The lines below are to be quoted exactly, from the first through the one that contains "YAxis, ReferenceLine, Legend".

╔══

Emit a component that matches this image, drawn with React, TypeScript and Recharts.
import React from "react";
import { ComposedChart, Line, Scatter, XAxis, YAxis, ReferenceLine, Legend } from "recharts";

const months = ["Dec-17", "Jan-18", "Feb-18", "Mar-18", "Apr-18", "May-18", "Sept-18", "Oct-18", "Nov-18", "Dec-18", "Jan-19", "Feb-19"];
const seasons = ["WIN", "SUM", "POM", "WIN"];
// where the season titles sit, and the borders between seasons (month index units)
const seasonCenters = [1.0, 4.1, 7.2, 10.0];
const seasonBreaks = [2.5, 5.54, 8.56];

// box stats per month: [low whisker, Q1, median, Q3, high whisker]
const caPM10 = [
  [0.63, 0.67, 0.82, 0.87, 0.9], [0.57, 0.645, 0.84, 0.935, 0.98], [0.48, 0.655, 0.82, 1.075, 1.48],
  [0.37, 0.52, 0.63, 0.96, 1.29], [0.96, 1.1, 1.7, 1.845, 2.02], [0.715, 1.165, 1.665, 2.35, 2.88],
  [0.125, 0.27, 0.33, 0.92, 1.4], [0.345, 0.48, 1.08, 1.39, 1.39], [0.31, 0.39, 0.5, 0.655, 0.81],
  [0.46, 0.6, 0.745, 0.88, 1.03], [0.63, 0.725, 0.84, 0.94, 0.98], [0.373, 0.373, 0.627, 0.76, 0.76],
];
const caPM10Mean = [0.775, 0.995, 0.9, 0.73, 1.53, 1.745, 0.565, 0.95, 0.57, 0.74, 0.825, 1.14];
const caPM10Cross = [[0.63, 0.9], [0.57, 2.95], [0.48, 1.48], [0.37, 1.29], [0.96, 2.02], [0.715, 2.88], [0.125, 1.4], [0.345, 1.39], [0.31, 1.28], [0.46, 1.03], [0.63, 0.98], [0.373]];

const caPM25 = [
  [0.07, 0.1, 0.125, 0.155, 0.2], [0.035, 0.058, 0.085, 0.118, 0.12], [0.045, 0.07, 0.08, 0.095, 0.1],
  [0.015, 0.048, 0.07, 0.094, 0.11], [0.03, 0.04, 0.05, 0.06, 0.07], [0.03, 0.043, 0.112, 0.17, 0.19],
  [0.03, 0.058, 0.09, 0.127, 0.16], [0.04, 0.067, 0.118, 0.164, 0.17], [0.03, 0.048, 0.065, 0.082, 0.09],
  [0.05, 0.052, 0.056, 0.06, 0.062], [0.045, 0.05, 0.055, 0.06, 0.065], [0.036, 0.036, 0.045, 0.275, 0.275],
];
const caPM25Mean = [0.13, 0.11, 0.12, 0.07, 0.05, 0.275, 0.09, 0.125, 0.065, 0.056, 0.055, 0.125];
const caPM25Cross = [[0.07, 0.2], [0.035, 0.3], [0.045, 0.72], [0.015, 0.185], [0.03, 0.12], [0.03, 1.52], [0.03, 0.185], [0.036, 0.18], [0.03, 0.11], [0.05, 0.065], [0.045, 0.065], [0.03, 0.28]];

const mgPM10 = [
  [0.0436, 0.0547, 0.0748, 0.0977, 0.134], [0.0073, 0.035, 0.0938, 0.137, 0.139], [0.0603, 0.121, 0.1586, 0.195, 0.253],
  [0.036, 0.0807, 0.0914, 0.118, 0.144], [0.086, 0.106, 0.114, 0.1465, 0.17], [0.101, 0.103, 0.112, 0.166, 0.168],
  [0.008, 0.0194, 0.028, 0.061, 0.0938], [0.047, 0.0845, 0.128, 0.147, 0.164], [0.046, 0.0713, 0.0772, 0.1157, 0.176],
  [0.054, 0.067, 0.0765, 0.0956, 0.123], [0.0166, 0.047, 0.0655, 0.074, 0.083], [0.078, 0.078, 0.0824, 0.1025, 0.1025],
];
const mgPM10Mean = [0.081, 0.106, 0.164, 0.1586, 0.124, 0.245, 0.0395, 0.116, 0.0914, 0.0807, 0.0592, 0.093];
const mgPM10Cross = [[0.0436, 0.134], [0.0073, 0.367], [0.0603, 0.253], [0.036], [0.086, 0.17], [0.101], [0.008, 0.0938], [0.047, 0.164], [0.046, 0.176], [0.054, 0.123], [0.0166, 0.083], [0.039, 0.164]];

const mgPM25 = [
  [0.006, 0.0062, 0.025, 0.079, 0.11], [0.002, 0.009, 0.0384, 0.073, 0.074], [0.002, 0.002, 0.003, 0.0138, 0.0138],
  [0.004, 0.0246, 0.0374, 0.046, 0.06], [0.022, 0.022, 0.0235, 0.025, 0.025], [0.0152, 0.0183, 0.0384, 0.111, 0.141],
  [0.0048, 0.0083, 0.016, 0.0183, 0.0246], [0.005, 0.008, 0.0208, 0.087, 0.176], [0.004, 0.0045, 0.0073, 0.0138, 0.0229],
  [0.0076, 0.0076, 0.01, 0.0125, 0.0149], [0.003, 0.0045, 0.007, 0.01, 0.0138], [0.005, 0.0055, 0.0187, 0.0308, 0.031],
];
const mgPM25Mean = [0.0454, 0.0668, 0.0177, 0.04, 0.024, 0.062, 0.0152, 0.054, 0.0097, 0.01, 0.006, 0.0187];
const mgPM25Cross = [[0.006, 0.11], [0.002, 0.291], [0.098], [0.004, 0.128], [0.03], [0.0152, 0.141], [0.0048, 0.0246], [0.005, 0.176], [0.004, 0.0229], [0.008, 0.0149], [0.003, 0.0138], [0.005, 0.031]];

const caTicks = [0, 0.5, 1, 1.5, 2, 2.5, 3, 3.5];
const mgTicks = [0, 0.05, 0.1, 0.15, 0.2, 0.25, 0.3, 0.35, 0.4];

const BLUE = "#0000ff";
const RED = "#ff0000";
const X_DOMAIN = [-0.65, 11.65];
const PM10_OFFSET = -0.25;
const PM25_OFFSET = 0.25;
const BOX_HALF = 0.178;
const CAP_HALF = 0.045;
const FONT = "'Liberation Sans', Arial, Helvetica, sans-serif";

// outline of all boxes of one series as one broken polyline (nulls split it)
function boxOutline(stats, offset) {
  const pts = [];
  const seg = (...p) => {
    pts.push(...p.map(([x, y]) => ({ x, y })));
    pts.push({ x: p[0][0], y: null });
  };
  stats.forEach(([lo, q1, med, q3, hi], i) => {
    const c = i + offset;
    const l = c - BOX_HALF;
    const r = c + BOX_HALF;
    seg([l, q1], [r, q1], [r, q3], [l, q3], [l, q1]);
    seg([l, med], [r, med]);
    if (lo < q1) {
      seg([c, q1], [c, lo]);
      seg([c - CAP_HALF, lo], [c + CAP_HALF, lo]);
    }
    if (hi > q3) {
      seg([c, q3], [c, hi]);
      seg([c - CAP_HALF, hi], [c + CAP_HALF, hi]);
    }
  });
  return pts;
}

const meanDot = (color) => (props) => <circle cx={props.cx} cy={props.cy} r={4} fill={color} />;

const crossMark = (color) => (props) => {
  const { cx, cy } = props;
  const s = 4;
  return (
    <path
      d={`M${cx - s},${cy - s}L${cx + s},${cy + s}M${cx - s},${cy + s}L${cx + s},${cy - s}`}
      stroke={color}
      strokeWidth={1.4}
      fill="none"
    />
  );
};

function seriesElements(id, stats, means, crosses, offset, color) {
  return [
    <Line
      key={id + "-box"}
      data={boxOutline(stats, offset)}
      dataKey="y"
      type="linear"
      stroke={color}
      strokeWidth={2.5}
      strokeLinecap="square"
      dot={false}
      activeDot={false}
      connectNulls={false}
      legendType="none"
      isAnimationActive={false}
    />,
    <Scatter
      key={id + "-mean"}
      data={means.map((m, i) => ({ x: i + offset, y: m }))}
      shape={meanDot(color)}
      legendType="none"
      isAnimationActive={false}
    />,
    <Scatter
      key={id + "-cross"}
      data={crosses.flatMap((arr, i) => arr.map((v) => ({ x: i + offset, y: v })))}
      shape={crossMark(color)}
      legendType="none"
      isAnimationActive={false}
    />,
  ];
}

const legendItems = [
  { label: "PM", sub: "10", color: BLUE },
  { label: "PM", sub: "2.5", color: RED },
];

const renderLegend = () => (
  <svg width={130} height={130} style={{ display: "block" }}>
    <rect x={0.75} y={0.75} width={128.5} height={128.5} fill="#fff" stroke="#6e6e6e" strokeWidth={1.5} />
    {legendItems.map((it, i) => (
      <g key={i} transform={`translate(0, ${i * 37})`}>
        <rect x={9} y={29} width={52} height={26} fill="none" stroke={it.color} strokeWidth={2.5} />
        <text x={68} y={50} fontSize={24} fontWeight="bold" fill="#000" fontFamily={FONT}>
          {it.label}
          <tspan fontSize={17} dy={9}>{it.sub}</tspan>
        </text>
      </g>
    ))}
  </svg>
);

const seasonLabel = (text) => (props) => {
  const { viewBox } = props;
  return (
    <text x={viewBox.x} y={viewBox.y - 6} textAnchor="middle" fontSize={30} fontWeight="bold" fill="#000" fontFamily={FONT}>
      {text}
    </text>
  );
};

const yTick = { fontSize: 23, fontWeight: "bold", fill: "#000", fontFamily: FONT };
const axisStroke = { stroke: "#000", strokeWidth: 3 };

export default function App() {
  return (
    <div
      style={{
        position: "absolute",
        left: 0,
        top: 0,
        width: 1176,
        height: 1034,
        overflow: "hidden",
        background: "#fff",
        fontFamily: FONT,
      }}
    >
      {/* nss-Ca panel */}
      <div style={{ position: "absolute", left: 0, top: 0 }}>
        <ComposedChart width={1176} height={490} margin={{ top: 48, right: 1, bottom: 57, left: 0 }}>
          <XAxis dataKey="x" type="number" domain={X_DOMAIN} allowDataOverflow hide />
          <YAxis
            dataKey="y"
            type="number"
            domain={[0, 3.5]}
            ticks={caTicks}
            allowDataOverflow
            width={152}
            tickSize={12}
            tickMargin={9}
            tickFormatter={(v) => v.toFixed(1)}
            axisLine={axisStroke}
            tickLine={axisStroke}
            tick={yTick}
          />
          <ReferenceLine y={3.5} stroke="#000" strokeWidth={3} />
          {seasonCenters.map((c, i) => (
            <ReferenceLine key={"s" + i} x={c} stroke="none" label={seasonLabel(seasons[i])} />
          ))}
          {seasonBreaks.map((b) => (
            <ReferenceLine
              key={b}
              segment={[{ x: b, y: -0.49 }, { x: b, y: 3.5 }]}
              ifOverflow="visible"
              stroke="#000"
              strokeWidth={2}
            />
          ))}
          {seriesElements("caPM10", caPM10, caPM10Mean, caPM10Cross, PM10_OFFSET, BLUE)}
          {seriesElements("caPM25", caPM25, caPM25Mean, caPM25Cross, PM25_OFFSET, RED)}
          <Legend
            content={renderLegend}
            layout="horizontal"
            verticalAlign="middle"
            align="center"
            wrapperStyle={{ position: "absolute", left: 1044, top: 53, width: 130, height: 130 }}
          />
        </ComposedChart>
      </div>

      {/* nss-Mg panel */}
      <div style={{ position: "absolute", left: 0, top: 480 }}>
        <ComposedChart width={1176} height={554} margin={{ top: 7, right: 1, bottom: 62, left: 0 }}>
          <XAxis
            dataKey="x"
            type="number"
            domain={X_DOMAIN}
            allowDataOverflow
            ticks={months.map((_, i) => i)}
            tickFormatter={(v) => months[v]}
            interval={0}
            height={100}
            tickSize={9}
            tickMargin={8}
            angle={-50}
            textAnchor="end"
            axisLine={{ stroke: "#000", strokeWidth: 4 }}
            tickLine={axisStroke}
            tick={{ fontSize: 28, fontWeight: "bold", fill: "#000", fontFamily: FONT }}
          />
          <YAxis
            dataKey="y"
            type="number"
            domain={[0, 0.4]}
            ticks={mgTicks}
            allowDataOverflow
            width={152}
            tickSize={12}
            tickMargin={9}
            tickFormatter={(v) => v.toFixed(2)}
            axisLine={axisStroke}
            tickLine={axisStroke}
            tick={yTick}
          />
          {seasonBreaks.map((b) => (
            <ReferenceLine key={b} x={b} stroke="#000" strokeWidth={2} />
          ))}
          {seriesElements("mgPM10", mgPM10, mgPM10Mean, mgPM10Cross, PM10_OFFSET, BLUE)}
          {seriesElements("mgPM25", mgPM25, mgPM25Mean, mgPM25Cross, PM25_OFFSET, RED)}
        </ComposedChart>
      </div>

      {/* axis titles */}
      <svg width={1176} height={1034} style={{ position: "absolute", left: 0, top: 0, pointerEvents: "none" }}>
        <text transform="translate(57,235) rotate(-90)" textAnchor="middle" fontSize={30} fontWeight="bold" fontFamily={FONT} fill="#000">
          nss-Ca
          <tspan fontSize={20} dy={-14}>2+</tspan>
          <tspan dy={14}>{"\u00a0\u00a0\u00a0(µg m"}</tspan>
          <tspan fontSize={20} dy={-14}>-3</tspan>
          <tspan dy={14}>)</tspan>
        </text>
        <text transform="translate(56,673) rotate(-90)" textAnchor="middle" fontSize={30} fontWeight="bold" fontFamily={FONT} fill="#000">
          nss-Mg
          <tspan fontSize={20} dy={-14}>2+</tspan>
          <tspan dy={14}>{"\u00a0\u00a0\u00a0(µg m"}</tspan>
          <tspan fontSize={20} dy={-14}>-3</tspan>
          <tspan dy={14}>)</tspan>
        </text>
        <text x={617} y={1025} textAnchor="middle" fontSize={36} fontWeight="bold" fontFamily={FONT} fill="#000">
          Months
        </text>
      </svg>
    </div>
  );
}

╚══

- **SOLUTION**
Emit a component that matches this image, drawn with React, TypeScript and Recharts.
import React from "react";
import { ComposedChart, Line, Scatter, XAxis, YAxis, ReferenceLine, Legend } from "recharts";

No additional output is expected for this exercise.